What you might be experiencing
Major depressive disorder (MDD) often arrives with an unmistakable weight. Sleep shifts dramatically, appetite changes, concentrating feels like trying to think through wet concrete, and the things that used to interest you go flat. These episodes last at least two weeks and usually mark a clear departure from how you normally feel. When they lift — fully or mostly — there's a recognizable return to yourself.
Persistent depressive disorder (PDD, sometimes called dysthymia) works differently. The mood is lower than it should be, but not always dramatically so. The more defining feature is duration: depressed mood most days for at least two years in adults, or one year in children and adolescents. Low energy, poor self-esteem, difficulty making decisions, a background hum of hopelessness — these symptoms can become so familiar they start to feel like personality rather than illness. Many people with PDD don't seek help because they've normalized how they feel.
Some people experience both at once. A long-standing depressive baseline — the PDD — gets periodically interrupted by full major depressive episodes that are severe enough to be unmistakable. This combination is sometimes called double depression, and it's worth knowing because it means treatment may need to address both the chronic foundation and the acute episodes.
What can help
Getting clarity on which pattern fits your experience is genuinely useful, because it shapes the kind of help that works best. A good starting point is thinking about your history honestly: has depression been episodic, with stretches where you felt like yourself in between? Or has low mood been a near-constant backdrop for years, with occasional spikes into something worse? That distinction gives a clinician something concrete to work with.
Both major depressive disorder and persistent depressive disorder respond to psychotherapy and, where appropriate, medication — but the emphasis may differ. Persistent depressive disorder in particular often benefits from therapy approaches that address long-standing patterns of thought and self-perception, since the condition has typically had years to shape how someone sees themselves and their future. Neither condition is well-served by waiting to see if things improve on their own, especially if symptoms have already persisted for months or years.
One practical step you can take before or between appointments: track your mood over time, even briefly. Noting whether you have good stretches or whether low mood is consistently present helps build the picture a clinician needs. Avoiding the assumption that chronic low mood is simply who you are is not a small thing — that reframe alone opens the door to getting support you may have talked yourself out of seeking.
When to reach out
Reaching out for support is not a sign that things have hit rock bottom — it's a reasonable response to symptoms that are affecting how you live, work, or feel about yourself. If low mood has been present for weeks or months, if you've lost interest in things that used to matter, or if you've been quietly managing a sense of hopelessness for years without telling anyone, those are all sufficient reasons to talk to someone.

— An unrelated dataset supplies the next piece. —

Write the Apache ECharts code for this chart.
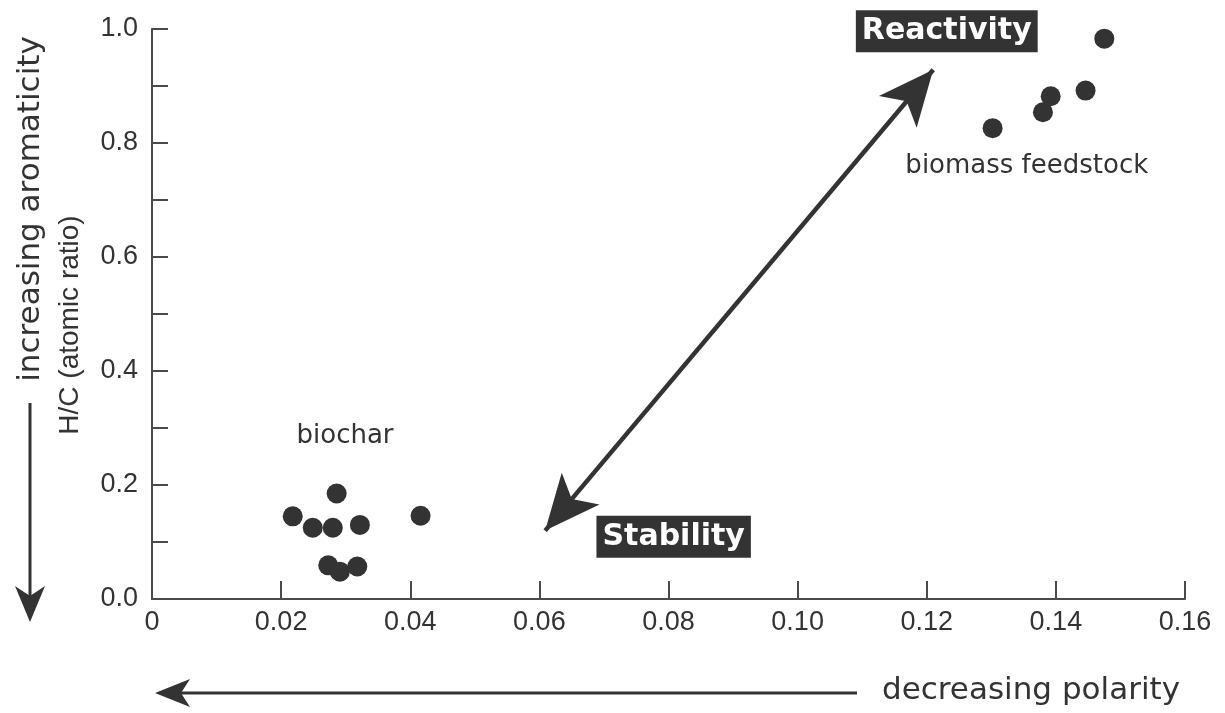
<!DOCTYPE html>
<html>
<head>
<meta charset="utf-8">
<script src="https://cdn.jsdelivr.net/npm/echarts@6/dist/echarts.min.js"></script>
<style>
html,body{margin:0;padding:0;background:#fff;}
#chart{width:1225px;height:713px;}
</style>
</head>
<body>
<div id="chart"></div>
<script>
// ---- data ----
const biocharX = [0.0218, 0.0249, 0.0280, 0.0286, 0.0322, 0.0416, 0.0273, 0.0291, 0.0318];
const biocharY = [0.145, 0.125, 0.125, 0.185, 0.130, 0.146, 0.059, 0.048, 0.057];
const biomassX = [0.1302, 0.1380, 0.1392, 0.1446, 0.1475];
const biomassY = [0.826, 0.854, 0.882, 0.892, 0.983];

const xTicks = [0, 0.02, 0.04, 0.06, 0.08, 0.10, 0.12, 0.14, 0.16];
const yTicks = [0.0, 0.2, 0.4, 0.6, 0.8, 1.0];

const xAxisTitle = 'decreasing polarity';
const yAxisTitle = 'increasing aromaticity';
const yAxisName = 'H/C (atomic ratio)';

// annotation anchors (data coordinates)
const groupLabels = [
  { name: 'biomass feedstock', coord: [0.1355, 0.760] },
  { name: 'biochar', coord: [0.0299, 0.285] }
];
const boxLabels = [
  { name: 'Reactivity', coord: [0.1231, 0.996] },
  { name: 'Stability', coord: [0.0808, 0.109] }
];
const trendArrow = [[0.0609, 0.120], [0.1210, 0.9286]];

// ---- chart ----
const DARK = '#333333';
const ARIAL = "'Liberation Sans', Arial, Helvetica, sans-serif";
const DEJAVU = "'DejaVu Sans', sans-serif";

const chart = echarts.init(document.getElementById('chart'), null, { renderer: 'canvas' });

const toPairs = (xs, ys) => xs.map((x, i) => [x, ys[i]]);

const option = {
  animation: false,
  backgroundColor: '#ffffff',
  grid: { left: 152, right: 40, top: 29, bottom: 114, containLabel: false, outerBoundsMode: 'none' },
  xAxis: {
    type: 'value', min: 0, max: 0.16, interval: 0.02,
    axisLine: { show: true, lineStyle: { color: '#4a4a4a', width: 2 } },
    axisTick: { show: true, inside: true, length: 18, lineStyle: { color: '#4a4a4a', width: 2 } },
    splitLine: { show: false },
    axisLabel: {
      margin: 10, color: DARK, fontSize: 27, fontFamily: ARIAL,
      formatter: v => {
        const t = xTicks.find(k => Math.abs(k - v) < 1e-9);
        if (t === undefined) return '';
        return t === 0 ? '0' : t.toFixed(2);
      }
    }
  },
  yAxis: {
    type: 'value', min: 0, max: 1, interval: 0.1,
    axisLine: { show: true, lineStyle: { color: '#4a4a4a', width: 2 } },
    axisTick: { show: true, inside: true, length: 16, lineStyle: { color: '#4a4a4a', width: 2 } },
    splitLine: { show: false },
    axisLabel: {
      margin: 14, color: DARK, fontSize: 27, fontFamily: ARIAL,
      formatter: v => {
        const t = yTicks.find(k => Math.abs(k - v) < 1e-9);
        return t === undefined ? '' : t.toFixed(1);
      }
    }
  },
  series: [
    {
      name: 'biochar', type: 'scatter', symbol: 'circle', symbolSize: 20,
      itemStyle: { color: DARK, opacity: 1 },
      data: toPairs(biocharX, biocharY)
    },
    {
      name: 'biomass feedstock', type: 'scatter', symbol: 'circle', symbolSize: 20,
      itemStyle: { color: DARK, opacity: 1 },
      data: toPairs(biomassX, biomassY)
    },
    {
      name: 'annotations', type: 'scatter', data: [], silent: true,
      markLine: {
        silent: true, animation: false,
        symbol: ['arrow', 'arrow'], symbolSize: [37, 55],
        label: { show: false },
        lineStyle: { color: DARK, width: 4.5, type: 'solid' },
        emphasis: { disabled: true },
        data: [[{ coord: trendArrow[0] }, { coord: trendArrow[1] }]]
      },
      markPoint: {
        silent: true, animation: false,
        symbol: 'circle', symbolSize: 0,
        itemStyle: { color: 'transparent' },
        data: [
          ...groupLabels.map(g => ({
            name: g.name, coord: g.coord,
            label: { show: true, position: 'inside', formatter: g.name, color: DARK, fontSize: 26, fontFamily: DEJAVU }
          })),
          ...boxLabels.map(b => ({
            name: b.name, coord: b.coord,
            label: {
              show: true, position: 'inside', formatter: b.name, color: '#ffffff',
              fontSize: 30, fontWeight: 'bold', fontFamily: DEJAVU,
              backgroundColor: DARK, padding: [4, 6, 4, 6], lineHeight: 34
            }
          }))
        ]
      }
    }
  ],
  graphic: [
    // y-axis title (rotated)
    { type: 'text', x: 31, y: 209, rotation: Math.PI / 2, silent: true,
      style: { text: yAxisTitle, fill: DARK, font: '31px ' + DEJAVU, textAlign: 'center', textVerticalAlign: 'middle' } },
    { type: 'text', x: 70, y: 325, rotation: Math.PI / 2, silent: true,
      style: { text: yAxisName, fill: DARK, font: '28px ' + ARIAL, textAlign: 'center', textVerticalAlign: 'middle' } },
    // vertical arrow
    { type: 'line', silent: true, shape: { x1: 30, y1: 403, x2: 30, y2: 600 }, style: { stroke: DARK, lineWidth: 3 } },
    { type: 'polygon', silent: true, shape: { points: [[30, 622], [15, 586], [30, 596], [45, 586]] }, style: { fill: DARK } },
    // x-axis title
    { type: 'text', x: 1031, y: 691, silent: true,
      style: { text: xAxisTitle, fill: DARK, font: '31px ' + DEJAVU, textAlign: 'center', textVerticalAlign: 'middle' } },
    // horizontal arrow
    { type: 'line', silent: true, shape: { x1: 175, y1: 693, x2: 857, y2: 693 }, style: { stroke: DARK, lineWidth: 3 } },
    { type: 'polygon', silent: true, shape: { points: [[155, 693], [190, 679], [181, 693], [190, 707]] }, style: { fill: DARK } }
  ]
};

chart.setOption(option);
</script>
</body>
</html>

More urgently: if you're experiencing thoughts of self-harm or suicide, feel like you can't keep yourself safe, or notice symptoms worsening rapidly, those are signs to seek help without delay. A primary care provider, therapist, or psychiatrist can conduct an evaluation and help you understand what you're dealing with — you don't need to have a diagnosis in hand before reaching out.
If you're in the US and need immediate support, you can call or text 988 (Suicide & Crisis Lifeline) at any time. If you are in immediate danger, go to the nearest emergency room or call 911.